Cosmopolitan India: Apart from music, another thing that has always fascinated your fans is your artwork and your imagery. What goes behind choosing the minimalistic, monochromatic artwork that you’ll always have?

Cigarettes After Sex: Honestly, I am a huge fan of The Smiths. There’s something about The Smiths’ artwork that felt really special and it turns out that, Morrissey, the lead singer was just picking photographs from his personal collection and using it for their album covers, which felt really personal. And I was thinking, could I make Cigarettes feel like that? Everything feels really unified. You pick up a Cigarettes After Sex album and you can tell it’s us right away. It’s distinctive. How do I do that? At first, I was going to use photographs of actors like The Smiths but then I decided that the music sounded darker to me. It sounded like it was more like the film noir stuff I liked, like the French New Wave stuff I liked. It was all black and white and then I found this great photograph by Man Ray, a French photographer, which we used for the first EP—the girl with her head tilted back—and I thought that should be the feel of all the artwork: kind of really dark but dreamy, romantic, a little sensual, a little surreal, too. Since then, I look at different photographers' work and sift through thousands of photographs, and I’ll just know when one is right. And when I find it, I approach the photographer and ask if we could use the photo and license it. I pick out all the photos myself. 

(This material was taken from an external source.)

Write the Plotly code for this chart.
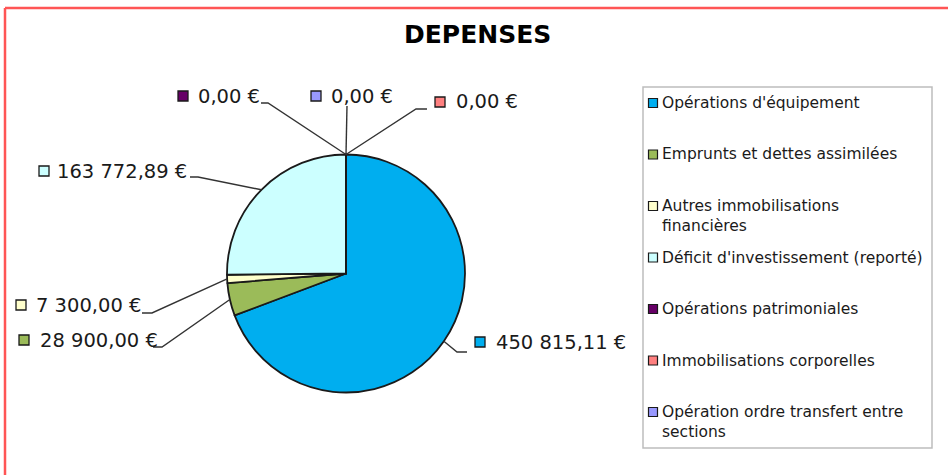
import plotly.graph_objects as go
import math

# ---------------- data ----------------
categories = [
    "Opérations d'équipement",
    "Emprunts et dettes assimilées",
    "Autres immobilisations financières",
    "Déficit d'investissement (reporté)",
    "Opérations patrimoniales",
    "Immobilisations corporelles",
    "Opération ordre transfert entre sections",
]
legend_labels = [
    "Opérations d'équipement",
    "Emprunts et dettes assimilées",
    "Autres immobilisations<br>financières",
    "Déficit d'investissement (reporté)",
    "Opérations patrimoniales",
    "Immobilisations corporelles",
    "Opération ordre transfert entre<br>sections",
]
values = [450815.11, 28900.00, 7300.00, 163772.89, 0.00, 0.00, 0.00]
colors = ["#00aeef", "#9bbb59", "#ffffcc", "#ccffff", "#660066", "#ff8080", "#9999ff"]
title_text = "DEPENSES"

# ---------------- layout constants (pixels) ----------------
W, H = 948, 475
CX, CY, R = 346.0, 273.5, 119.0
FONT = "DejaVu Sans"
OUTLINE = "#1a1a1a"
LEADER = "#333333"

# label placement: square centre, text left x, leader points (elbow, end)
label_place = [
    dict(sq=(480, 342), tx=494, pts=[(457, 352), (467, 352)]),
    dict(sq=(24, 340), tx=38, pts=[(162, 347), (153, 347)]),
    dict(sq=(21, 305), tx=34, pts=[(152, 313), (142, 313)]),
    dict(sq=(44, 171), tx=55, pts=[(198, 177), (190, 177)]),
    dict(sq=(183, 96), tx=196, pts=[(268, 103), (261, 103)]),
    dict(sq=(440, 102), tx=454, pts=[(416, 109), (427, 109)]),
    dict(sq=(316, 96), tx=329, pts=[(347, 106)]),
]
LEG_BOX = (643, 87, 932, 448)
LEG_Y0, LEG_PITCH = 103, 51.5
LEG_SQ_X, LEG_TX = 653, 660


def px(x):
    return x / W


def py(y):
    return 1 - y / H


def fmt(v):
    s = f"{v:,.2f}"
    return s.replace(",", "X").replace(".", ",").replace("X", " ") + " €"


fig = go.Figure()
fig.add_trace(go.Pie(
    labels=categories,
    values=values,
    sort=False,
    direction="clockwise",
    rotation=0,
    textinfo="none",
    hoverinfo="label+value",
    showlegend=False,
    marker=dict(colors=colors, line=dict(color=OUTLINE, width=1.8)),
    domain=dict(x=[px(CX - R), px(CX + R)], y=[py(CY + R), py(CY - R)]),
))

shapes = []
annotations = []

total = sum(values)
cum = 0.0
for i, v in enumerate(values):
    mid = (cum + v / 2) / total * 2 * math.pi
    cum += v
    ax = CX + R * math.sin(mid)
    ay = CY - R * math.cos(mid)
    lp = label_place[i]
    pts = [(ax, ay)] + lp["pts"]
    path = "M " + " L ".join(f"{px(x):.5f},{py(y):.5f}" for x, y in pts)
    shapes.append(dict(type="path", path=path, xref="paper", yref="paper",
                       line=dict(color=LEADER, width=1.4)))
    sx, sy = lp["sq"]
    shapes.append(dict(type="rect", xref="paper", yref="paper",
                       x0=px(sx - 5), x1=px(sx + 5), y0=py(sy + 5), y1=py(sy - 5),
                       fillcolor=colors[i], line=dict(color=OUTLINE, width=1.3)))
    annotations.append(dict(text=fmt(v), x=px(lp["tx"]), y=py(sy), xref="paper", yref="paper",
                            xanchor="left", yanchor="middle", showarrow=False,
                            font=dict(family=FONT, size=19.5, color="#1a1a1a")))

# legend box
lx0, ly0, lx1, ly1 = LEG_BOX
shapes.append(dict(type="rect", xref="paper", yref="paper",
                   x0=px(lx0), x1=px(lx1), y0=py(ly1), y1=py(ly0),
                   line=dict(color="#bdbdbd", width=1.5), fillcolor="rgba(0,0,0,0)", layer="below"))
for i, lab in enumerate(legend_labels):
    yc = LEG_Y0 + LEG_PITCH * i
    shapes.append(dict(type="rect", xref="paper", yref="paper",
                       x0=px(LEG_SQ_X - 4.5), x1=px(LEG_SQ_X + 4.5), y0=py(yc + 4.5), y1=py(yc - 4.5),
                       fillcolor=colors[i], line=dict(color=OUTLINE, width=1.2)))
    annotations.append(dict(text=lab, x=px(LEG_TX), y=py(yc - 11), xref="paper", yref="paper",
                            xanchor="left", yanchor="top", align="left", showarrow=False,
                            font=dict(family=FONT, size=15.5, color="#1a1a1a")))

# red frame (top and left edges visible)
shapes.append(dict(type="line", xref="paper", yref="paper", x0=px(5), x1=px(W + 5), y0=py(8), y1=py(8),
                   line=dict(color="#ff5555", width=2.5)))
shapes.append(dict(type="line", xref="paper", yref="paper", x0=px(5), x1=px(5), y0=py(8), y1=py(H + 5),
                   line=dict(color="#ff5555", width=2.5)))

# title
annotations.append(dict(text=f"<b>{title_text}</b>", x=px(477), y=py(34), xref="paper", yref="paper",
                        xanchor="center", yanchor="middle", showarrow=False,
                        font=dict(family=FONT, size=25, color="#000000")))

fig.update_layout(
    width=W, height=H,
    margin=dict(l=0, r=0, t=0, b=0),
    paper_bgcolor="white",
    plot_bgcolor="white",
    shapes=shapes,
    annotations=annotations,
)

fig.write_html("out.html", config={"displayModeBar": False},
               post_script="document.body.style.margin='0';document.body.style.overflow='hidden';")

Cosmopolitan India: You’ll sing a lot about love and sex, is there a particular song that has helped you through tougher times?

Cigarettes After Sex: Yes, there are many. I can’t think of a recent one but a really old one that comes to my mind is, called What’ll I Do by Johnny Mathis… I don’t know why but this song made me cry for some reason. The song just feels so desperate, so sad to me—you know how when you’re in love with somebody and they’ve moved on. What are you supposed to do with your life without them?

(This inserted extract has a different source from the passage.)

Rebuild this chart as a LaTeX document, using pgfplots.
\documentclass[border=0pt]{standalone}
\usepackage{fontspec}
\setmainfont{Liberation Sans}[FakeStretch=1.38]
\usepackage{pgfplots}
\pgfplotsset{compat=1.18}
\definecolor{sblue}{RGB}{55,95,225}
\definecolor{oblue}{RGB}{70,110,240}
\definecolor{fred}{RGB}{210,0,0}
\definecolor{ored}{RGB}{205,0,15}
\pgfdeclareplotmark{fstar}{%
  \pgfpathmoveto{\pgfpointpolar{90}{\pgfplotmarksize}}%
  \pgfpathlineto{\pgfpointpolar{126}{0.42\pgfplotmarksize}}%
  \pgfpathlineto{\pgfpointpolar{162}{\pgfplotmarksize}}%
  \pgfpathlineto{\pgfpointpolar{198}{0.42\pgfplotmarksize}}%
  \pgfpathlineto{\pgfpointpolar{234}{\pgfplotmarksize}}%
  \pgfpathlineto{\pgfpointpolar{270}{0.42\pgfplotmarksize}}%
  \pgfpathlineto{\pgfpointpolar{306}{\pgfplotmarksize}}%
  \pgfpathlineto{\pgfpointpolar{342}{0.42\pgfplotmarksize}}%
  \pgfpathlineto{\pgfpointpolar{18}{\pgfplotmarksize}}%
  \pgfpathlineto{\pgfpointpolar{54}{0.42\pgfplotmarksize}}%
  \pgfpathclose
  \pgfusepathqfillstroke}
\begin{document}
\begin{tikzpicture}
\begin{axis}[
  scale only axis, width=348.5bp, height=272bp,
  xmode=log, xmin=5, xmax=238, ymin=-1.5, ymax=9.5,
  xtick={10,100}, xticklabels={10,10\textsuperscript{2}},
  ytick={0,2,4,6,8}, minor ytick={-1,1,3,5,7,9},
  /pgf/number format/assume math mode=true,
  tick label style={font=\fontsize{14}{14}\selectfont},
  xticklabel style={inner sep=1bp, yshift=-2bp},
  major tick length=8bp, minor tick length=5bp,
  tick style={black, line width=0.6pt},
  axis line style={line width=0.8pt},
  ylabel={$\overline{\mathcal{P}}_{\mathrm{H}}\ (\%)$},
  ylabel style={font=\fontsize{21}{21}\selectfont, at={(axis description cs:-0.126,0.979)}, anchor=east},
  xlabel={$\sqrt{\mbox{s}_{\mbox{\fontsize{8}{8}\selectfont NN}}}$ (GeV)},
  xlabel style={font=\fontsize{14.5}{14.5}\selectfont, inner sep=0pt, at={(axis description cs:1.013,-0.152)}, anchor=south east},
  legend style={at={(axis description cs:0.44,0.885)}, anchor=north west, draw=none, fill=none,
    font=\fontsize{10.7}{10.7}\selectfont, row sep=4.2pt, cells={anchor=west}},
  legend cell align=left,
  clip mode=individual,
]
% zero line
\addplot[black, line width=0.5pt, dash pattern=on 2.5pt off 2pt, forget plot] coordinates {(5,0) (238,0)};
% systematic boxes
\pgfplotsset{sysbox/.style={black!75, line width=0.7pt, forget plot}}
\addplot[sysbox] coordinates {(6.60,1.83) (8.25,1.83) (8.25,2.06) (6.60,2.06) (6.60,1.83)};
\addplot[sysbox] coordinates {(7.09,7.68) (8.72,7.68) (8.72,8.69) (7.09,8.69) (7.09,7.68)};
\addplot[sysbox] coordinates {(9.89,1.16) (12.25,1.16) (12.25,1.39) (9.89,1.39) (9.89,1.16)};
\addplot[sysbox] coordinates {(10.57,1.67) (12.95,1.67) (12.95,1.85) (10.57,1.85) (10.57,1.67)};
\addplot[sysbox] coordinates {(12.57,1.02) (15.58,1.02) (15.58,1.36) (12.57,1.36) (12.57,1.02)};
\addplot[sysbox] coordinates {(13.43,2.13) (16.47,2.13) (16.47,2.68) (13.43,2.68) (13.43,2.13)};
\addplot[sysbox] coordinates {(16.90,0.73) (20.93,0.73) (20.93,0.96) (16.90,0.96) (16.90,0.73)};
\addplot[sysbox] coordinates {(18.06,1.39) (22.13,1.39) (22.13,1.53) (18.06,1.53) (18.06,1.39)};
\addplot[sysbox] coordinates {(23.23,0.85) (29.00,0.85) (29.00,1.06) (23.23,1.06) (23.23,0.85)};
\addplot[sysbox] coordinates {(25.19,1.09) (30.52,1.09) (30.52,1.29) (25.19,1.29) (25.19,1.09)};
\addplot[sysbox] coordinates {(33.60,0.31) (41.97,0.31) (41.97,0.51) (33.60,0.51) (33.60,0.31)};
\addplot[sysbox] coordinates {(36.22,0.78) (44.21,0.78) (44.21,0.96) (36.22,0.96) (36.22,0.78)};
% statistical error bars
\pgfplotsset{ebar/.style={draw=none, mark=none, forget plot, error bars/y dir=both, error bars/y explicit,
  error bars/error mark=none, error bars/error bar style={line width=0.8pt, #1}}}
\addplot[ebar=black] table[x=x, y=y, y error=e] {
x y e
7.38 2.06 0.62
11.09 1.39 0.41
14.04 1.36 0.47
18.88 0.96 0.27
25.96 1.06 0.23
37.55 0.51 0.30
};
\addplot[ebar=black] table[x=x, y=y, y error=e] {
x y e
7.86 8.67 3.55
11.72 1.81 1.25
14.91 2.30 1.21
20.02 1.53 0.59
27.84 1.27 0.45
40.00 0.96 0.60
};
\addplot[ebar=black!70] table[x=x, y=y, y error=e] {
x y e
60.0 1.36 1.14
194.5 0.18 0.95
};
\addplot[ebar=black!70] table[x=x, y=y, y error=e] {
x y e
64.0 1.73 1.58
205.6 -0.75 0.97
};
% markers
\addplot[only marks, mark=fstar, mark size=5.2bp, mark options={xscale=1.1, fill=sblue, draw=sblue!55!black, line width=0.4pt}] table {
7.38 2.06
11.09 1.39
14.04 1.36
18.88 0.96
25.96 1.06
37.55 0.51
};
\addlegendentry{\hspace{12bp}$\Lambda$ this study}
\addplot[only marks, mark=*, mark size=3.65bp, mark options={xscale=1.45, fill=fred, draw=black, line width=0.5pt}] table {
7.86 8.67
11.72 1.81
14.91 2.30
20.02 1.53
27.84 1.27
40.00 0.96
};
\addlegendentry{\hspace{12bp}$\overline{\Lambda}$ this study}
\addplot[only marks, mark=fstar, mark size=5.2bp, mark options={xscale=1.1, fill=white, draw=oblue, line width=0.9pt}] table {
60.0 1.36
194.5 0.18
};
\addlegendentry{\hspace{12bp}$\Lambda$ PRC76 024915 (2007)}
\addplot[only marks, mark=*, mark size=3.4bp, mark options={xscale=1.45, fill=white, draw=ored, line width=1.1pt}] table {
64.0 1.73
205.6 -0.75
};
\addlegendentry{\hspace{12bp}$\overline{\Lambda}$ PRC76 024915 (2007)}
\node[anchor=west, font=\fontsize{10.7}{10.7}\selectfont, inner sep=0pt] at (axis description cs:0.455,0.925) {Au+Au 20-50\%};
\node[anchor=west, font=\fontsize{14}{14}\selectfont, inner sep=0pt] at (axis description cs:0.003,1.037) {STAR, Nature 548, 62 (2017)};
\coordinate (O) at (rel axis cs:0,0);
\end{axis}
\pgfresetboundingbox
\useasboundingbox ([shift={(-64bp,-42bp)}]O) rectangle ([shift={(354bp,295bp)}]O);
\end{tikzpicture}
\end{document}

As far as a song from our work that has helped me is, the love song called ‘Pistol’. It made me really emotional and I cried, pretty much every time I listened to it...It helped me process a bunch of feelings I went through last year.

Cosmopolitan India: How do keep up with the pressures of continuously having to perform and the pressures of touring?

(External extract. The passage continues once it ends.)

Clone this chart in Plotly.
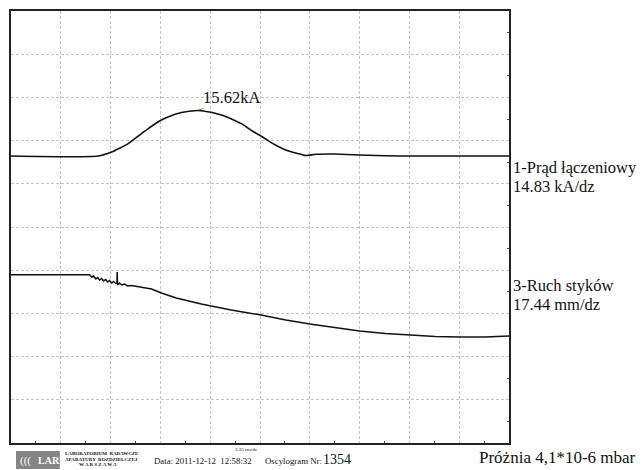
import plotly.graph_objects as go

# ---- scales (per division) ----
MS_PER_DIV = 2.35
KA_PER_DIV = 14.83
MM_PER_DIV = 17.44
N_DIV = 10

# ---- channel 1: switching current (kA) vs time (ms) ----
t_current = [0.00, 4.12, 4.75, 5.12, 5.53, 6.16, 6.49, 6.77, 7.10, 7.41, 8.04, 8.41,
             8.82, 9.21, 9.59, 10.01, 10.53, 10.95, 11.33, 11.70, 12.11, 12.50, 12.88,
             13.30, 13.68, 13.91, 14.38, 15.23, 16.83, 18.38, 23.50]
i_current = [0.00, 0.00, 1.37, 2.64, 4.26, 7.69, 9.51, 10.90, 12.33, 13.39, 14.90, 15.34,
             15.62, 15.27, 14.76, 13.87, 12.25, 10.78, 8.82, 7.28, 5.39, 3.67, 2.30,
             1.27, 0.58, 0.14, 0.58, 0.69, 0.24, 0.00, 0.00]

# ---- channel 3: contact travel (mm) vs time (ms) ----
t_travel = [0.00, 3.71, 3.81, 3.90, 4.00, 4.09, 4.18, 4.28, 4.37, 4.47, 4.56,
            4.65, 4.75, 4.84, 4.94, 5.00, 5.01, 5.03, 5.12, 5.22, 5.36, 5.50,
            5.69, 6.16, 6.63, 7.10, 7.80, 8.98, 10.39, 11.80, 12.97, 14.10,
            15.32, 16.45, 17.67, 18.80, 20.02, 21.20, 22.37, 23.50]
s_travel = [0.00, 0.00, -0.93, -0.52, -1.74, -1.13, -2.14, -1.53, -2.54, -1.94, -2.95,
            -2.34, -3.35, -2.75, -3.55, -3.40, 1.09, -4.16, -3.35, -4.16, -3.75, -4.56,
            -4.36, -4.97, -5.77, -7.39, -9.41, -11.83, -14.25, -16.27, -18.29, -19.90,
            -21.52, -22.73, -23.74, -24.34, -24.95, -25.15, -25.15, -24.75]

PEAK_LABEL = "15.62kA"
CH1_NAME = "1-Prąd łączeniowy"
CH1_SCALE = "14.83 kA/dz"
CH3_NAME = "3-Ruch styków"
CH3_SCALE = "17.44 mm/dz"
TIME_SCALE = "2.35 ms/dz"
VACUUM = "Próżnia 4,1*10-6 mbar"
DATE_TXT = "Data: 2011-12-12  12:58:32"
OSC_TXT = "Oscylogram Nr:"
OSC_NR = "1354"

# zero positions of channels (divisions from bottom)
CUR_ZERO_DIV = 6.644
TRAV_ZERO_DIV = 3.896

SERIF = "Liberation Serif"

fig = go.Figure()
fig.add_trace(go.Scatter(x=t_current, y=i_current, yaxis="y", mode="lines",
                         line=dict(color="#111111", width=1.6, shape="spline", smoothing=0.6),
                         hoverinfo="skip", showlegend=False))
fig.add_trace(go.Scatter(x=t_travel, y=s_travel, yaxis="y2", mode="lines",
                         line=dict(color="#111111", width=1.5),
                         hoverinfo="skip", showlegend=False))

grid = dict(showgrid=True, gridcolor="#c4c4c4", gridwidth=1, griddash="3px,2px",
            zeroline=False, showticklabels=False, showline=True, mirror=True,
            linecolor="#222222", linewidth=1.5)

y_bottom = -CUR_ZERO_DIV * KA_PER_DIV
y_top = (N_DIV - CUR_ZERO_DIV) * KA_PER_DIV

fig.update_layout(
    width=642, height=470,
    margin=dict(l=9, r=133, t=11, b=27),
    paper_bgcolor="white", plot_bgcolor="white",
    xaxis=dict(range=[0, N_DIV * MS_PER_DIV], dtick=MS_PER_DIV, tick0=0, ticks="",
               minor=dict(ticks="inside", ticklen=2, tickcolor="#555", dtick=MS_PER_DIV,
                          tick0=MS_PER_DIV / 2, showgrid=False), **grid),
    yaxis=dict(range=[y_bottom, y_top], dtick=KA_PER_DIV, tick0=y_bottom, side="right",
               ticks="",
               minor=dict(ticks="inside", ticklen=2, tickcolor="#555", dtick=KA_PER_DIV,
                          tick0=y_bottom + KA_PER_DIV / 2, showgrid=False), **grid),
    yaxis2=dict(overlaying="y", visible=False, showgrid=False,
                range=[-TRAV_ZERO_DIV * MM_PER_DIV, (N_DIV - TRAV_ZERO_DIV) * MM_PER_DIV]),
    font=dict(family=SERIF, color="#111111"),
)

# peak annotation
pk = i_current.index(max(i_current))
fig.add_annotation(x=t_current[pk], y=i_current[pk], xref="x", yref="y",
                   text=PEAK_LABEL, showarrow=True, arrowhead=0, arrowwidth=0.8,
                   arrowcolor="#444", ax=34, ay=-13, standoff=1,
                   font=dict(size=16.5, family=SERIF))


def px2paper(px, py):
    return (px - 9) / 500.0, (443 - py) / 432.0


def add_text(txt, px, py, size, xanchor="left", color="#111111"):
    x, y = px2paper(px, py)
    fig.add_annotation(x=x, y=y, xref="paper", yref="paper", text=txt, showarrow=False,
                       xanchor=xanchor, yanchor="middle",
                       font=dict(size=size, family=SERIF, color=color))


add_text(CH1_NAME, 511, 167, 16.5)
add_text(CH1_SCALE, 511, 186, 16.5)
add_text(CH3_NAME, 511, 285, 16.5)
add_text(CH3_SCALE, 511, 304, 16.5)
add_text(VACUUM, 639, 457, 17, xanchor="right")
add_text(TIME_SCALE, 232, 449, 5)
add_text(DATE_TXT, 151, 461, 8.8)
add_text(OSC_TXT, 262, 461, 8.8)
add_text(OSC_NR, 320, 459.5, 14)

# LAR logo block
x0, y0 = px2paper(14, 469)
x1, y1 = px2paper(58, 451)
fig.add_shape(type="rect", xref="paper", yref="paper", x0=x0, y0=y0, x1=x1, y1=y1,
              fillcolor="#858585", line=dict(width=0))
add_text("(((", 16, 460, 11, color="white")
add_text("<b>LAR</b>", 34, 460, 10, color="white")
add_text("<b>LABORATORIUM  BADAWCZE</b>", 61, 453.5, 5)
add_text("<b>APARATURY  ROZDZIELCZEJ</b>", 61, 459, 5)
add_text("<b>W A R S Z A W A</b>", 75, 465, 5)

fig.write_html("out.html", config={"displayModeBar": False},
               post_script="document.body.style.margin='0';document.body.style.padding='0';")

Cigarettes After Sex: I love touring. But it really disrupts my writing and recording process. So I have to balance between wanting to go on tour and wanting to make new songs. On tour, I’m just taking in the experience being in the moment. I find it difficult to write. We have a lot of fun on tours—we get to see great cities and we really have the greatest fans. However, it’s tough because I really love to write and the rest of us in the band also really love touring as well and all the experiences we have on tour. It’s what we enjoy. 


Cosmopolitan India: Is there a country or a city you want to perform in but haven’t gotten the chance to as of yet or are looking forward to?

Cigarettes After Sex: We’ve been lucky to go to so many great places that a lot of bands haven’t been to or don’t seem like they’ll ever go to and we love that we’ve done that first. We’ve gone to Cairo, Dubai, Abu Dhabi, and so on. We would love to tour India and go to different cities, obviously, Mumbai included. We have been asked about it many times, too. We’d try to tour all of India; visit five cities or something. It’s still in the works; we’ve been trying to do it forever. We have been to Pune but it would be good to see more of the country. I love Mumbai.